Negative yielding bonds overseas, coupled with slowing growth due to the trade war with China and a dovish Fed, has pushed long-dated Treasury yields to historically low levels.1 Investors searching for income have gravitated toward the defensive sectors of the stock market, particularly the RUST sectors (i.e., REITs, Utilities, Consumer Staples, and Telecom), resulting in them becoming expensive from a price to earnings metric and in my opinion could be vulnerable to a correction.
Investors have now been essentially forced to accept low Treasury yields (which have become particularly volatile) or else choose to move out on the risk spectrum to high-yield bonds or the overall stock market. However, high-yield spreads are historically narrow, and stocks are near all-time highs2, which both warrant caution for new capital. Moreover, because we are in the latter stages of this economic cycle (as evidenced by the recent yield curve inversion), risks are mounting within traditional asset classes. This is why I believe investors should consider exploring alternative investment strategies, which can help mitigate risk and have the potential to enhance returns.
Alternative investments are a broad investment category, including everything from real estate and commodities to fine art and classic cars. The goal of adding alternative investments to one’s overall portfolio is to enhance diversification to assets that have unique investment characteristics and low correlation factors that are not dependent on stock and bond market performance. Although there are a vast number of alternative investment strategies to invest in, the strategies I believe warrant particular consideration are market-neutral funds, arbitrage opportunity funds, and hedged equity funds.
Market neutral funds primarily aim to eliminate market risk by establishing both long and short positions in individual securities. These funds seek to identify and buy long positions in securities that are deemed to be undervalued from their intrinsic value, while also selling short positions in securities that are believed to be overvalued. In these funds, long equity exposure should be paired off by the corresponding short positions in the fund, netting low to zero risk as compared to the overall market. Investors in market-neutral funds benefit as securities move toward their estimated intrinsic value.
Arbitrage opportunity funds seek to exploit temporary security mispricing or identify undervalued securities that may be in an event-driven situation. There are countless strategies fund managers look for when identifying arbitrage opportunities, from price differences caused by a security that trades on a foreign exchange due to currency changes, to price differences from an announced merger, or even a convertible bond security that is undervalued to its conversion value. If there is a price inefficiency where a risk-free profit can be made, fund managers will exploit the opportunity until the price is back to the security’s intrinsic value. Arbitrage opportunity funds should be able to generate positive returns in all types of market environments.
Unlike the previous strategy, hedged equity strategies are designed to provide downside protection during a market correction, while at the same time participating in equity upside in a trending upmarket. Lowering volatility is the ultimate goal when investing in hedged equity funds. Hedged strategies seek to achieve their objectives by investing in a diversified portfolio of equities, while tactically writing call options against individual positions inside the fund or writing options against an index to collect option premiums. To hedge against downside risk, these funds will purchase put options (the right to sell a security at a specified price on a set date) on individual securities or against an index. During market downturns, losses within the portfolio are offset to some degree by the increase in value of the put options. These funds are not intended to eliminate total market risk, but rather are designed to reduce it.

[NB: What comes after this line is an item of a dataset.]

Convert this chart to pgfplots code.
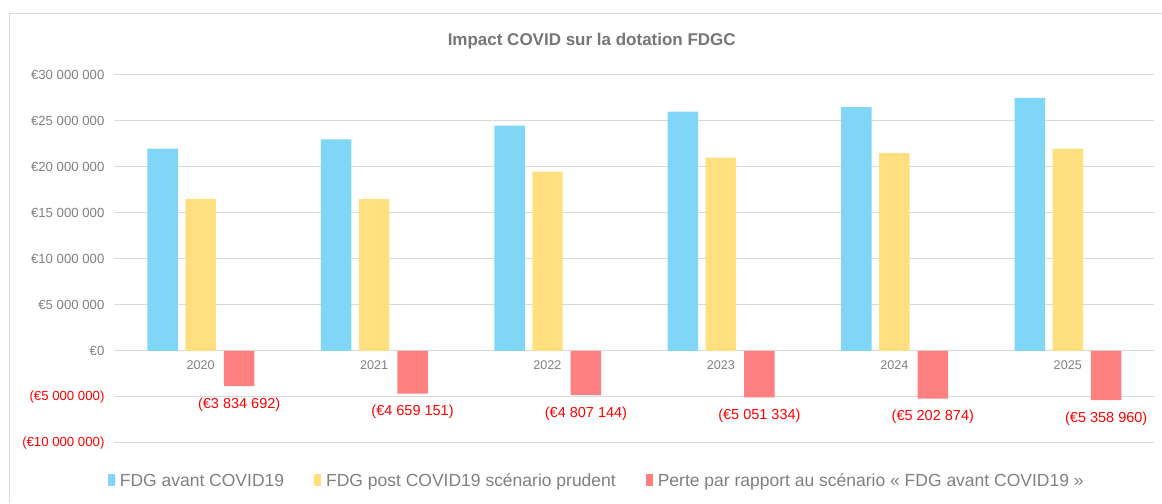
\documentclass[border=0pt]{standalone}
\usepackage{pgfplots}
\pgfplotsset{compat=1.18}
\usepackage{fontspec}
\setmainfont{Liberation Sans}
\definecolor{cblue}{RGB}{127,214,247}
\definecolor{cyel}{RGB}{255,223,128}
\definecolor{cred}{RGB}{255,128,128}
\definecolor{tgray}{RGB}{128,128,128}
\definecolor{ttitle}{RGB}{118,118,118}
\definecolor{gridc}{RGB}{217,217,217}
\definecolor{lred}{RGB}{255,0,0}
\begin{document}
\begin{tikzpicture}
\path (0,0) rectangle (1162pt,503pt);
\draw[gridc, line width=1pt] (10pt,0pt) -- (10pt,489pt) -- (1162pt,489pt);
\node[ttitle, font=\fontsize{17}{20}\selectfont\bfseries] at (592pt,462pt) {Impact COVID sur la dotation FDGC};
\begin{axis}[
  at={(114pt,60pt)}, anchor=south west,
  scale only axis, width=1041pt, height=368pt,
  xmin=-0.5, xmax=5.5, ymin=-10000000, ymax=30000000,
  axis x line=middle, axis y line=left,
  axis line style={draw=none},
  hide obscured x ticks=false, hide obscured y ticks=false,
  scaled y ticks=false,
  major tick length=0pt,
  ybar, bar width=30.5pt,
  xtick={0,1,2,3,4,5},
  xticklabels={2020,2021,2022,2023,2024,2025},
  xticklabel style={tgray, font=\fontsize{12.6}{15}\selectfont, yshift=-6pt},
  ytick={-10000000,-5000000,0,5000000,10000000,15000000,20000000,25000000,30000000},
  yticklabels={\textcolor{lred}{(€10~000~000)},\textcolor{lred}{(€5~000~000)},€0,€5~000~000,€10~000~000,€15~000~000,€20~000~000,€25~000~000,€30~000~000},
  yticklabel style={tgray, font=\fontsize{13.2}{15}\selectfont, xshift=-6pt},
  ymajorgrids, grid style={gridc, line width=1pt},
  legend columns=3,
  legend style={at={(0.464,-0.103)}, anchor=center, draw=none, fill=none,
    font=\fontsize{17.5}{20}\selectfont, text=tgray,
    /tikz/every odd column/.append style={column sep=3pt},
    /tikz/every even column/.append style={column sep=28pt},
    inner sep=0pt},
  legend image code/.code={\fill[#1,draw=none] (0pt,-5pt) rectangle (7pt,7pt);},
]
\addplot[fill=cblue, draw=none, bar shift=-38pt] coordinates {
 (0,22000000) (1,23000000) (2,24500000) (3,26000000) (4,26500000) (5,27500000)};
\addlegendentry{FDG avant COVID19}
\addplot[fill=cyel, draw=none, bar shift=0pt] coordinates {
 (0,16500000) (1,16500000) (2,19500000) (3,21000000) (4,21500000) (5,22000000)};
\addlegendentry{FDG post COVID19 scénario prudent}
\addplot[fill=cred, draw=none, bar shift=38.5pt,
  point meta=explicit symbolic,
  nodes near coords,
  nodes near coords style={lred, font=\fontsize{14.5}{17}\selectfont, anchor=north, yshift=-8pt}]
 coordinates {
 (0,-3834692) [(€3~834~692)]
 (1,-4659151) [(€4~659~151)]
 (2,-4807144) [(€4~807~144)]
 (3,-5051334) [(€5~051~334)]
 (4,-5202874) [(€5~202~874)]
 (5,-5358960) [(€5~358~960)]};
\addlegendentry{Perte par rapport au scénario « FDG avant COVID19 »}
\end{axis}
\end{tikzpicture}
\end{document}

Considering where we are in the current market cycle, investors should be exploring non-traditional investment strategies that can help mitigate risk. Safe haven investments in U.S. Treasury and defensive sectors of the stock market have already attracted a significant amount of capital and in my opinion have become expensive. Therefore, alternative investments are an area that should be considered for inclusion in investors’ portfolios. As always, before doing so, you should first contact your investment professional to discuss how alternative investment strategies could benefit your overall investment strategy.
1Bloomberg L.P. 30-Year U.S. Treasury graph 1/1/1979 to 9/1/2019. Bloomberg terminal. September 18, 2019.
2Bloomberg L.P. 10-Year S&P 500 Index graph 9/19/2009 to 9/18/2019. Bloomberg terminal. September 18, 2019.